On other matters, Tartikoff, sitting in a TV studio at NBC’s Burbank offices, said that:
--NBC News’ new on-again, off-again news-magazine series, previously called “American Almanac,” definitely will get a weekly tryout run in June, although with an as-yet-undecided new title. The series will be co-anchored by Roger Mudd and Connie Chung.
--No decision has been made yet on the future of the 10-year-old “Saturday Night Live,” which some critics this season have assailed as past its prime. He said “I suppose that we’ll probably be making a judgment” about the show when NBC decides its new fall schedule, which is to be made public on May 15.
--ABC, whose programming department now is headed by the respected Brandon Stoddard, may “slowly but surely” begin a rebuilding process similar to that begun by NBC in 1982, a year after Fred Silverman left the then third-rated peacock network.
He also joked about program trends at rival networks, who also will announce their fall schedules in mid-May: “I’m not an expert on what ABC and CBS are doing.

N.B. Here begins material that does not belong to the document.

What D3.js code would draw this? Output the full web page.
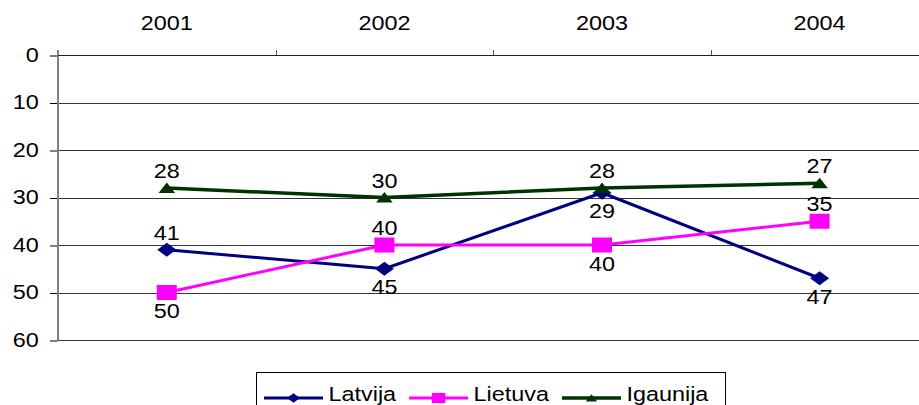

I think that certainly there are some clones of ‘Golden Girls.’ There are ‘Golden Boys,’ ‘Golden Uncles,’ ‘Younger Golden Girls,’ all sorts of programs that feature a more mature acting population.”
Tartikoff downplayed the current dispute between networks and program producers over so-called “license fees,” the money networks pay to partially finance programs. Producers and major studios, such as Universal, say that the fees need to be greatly increased because they’re running too much in the red to get the shows made.
Profits on the programs come when they are sold in syndication after broadcast by the networks.
“I think where there’s a will there’s a way,” Tartikoff said of the license fee dispute. “And I think a lot of the crying from the black tower at Universal and other places was an over-reaction to a momentary blip in the program syndication market-place.”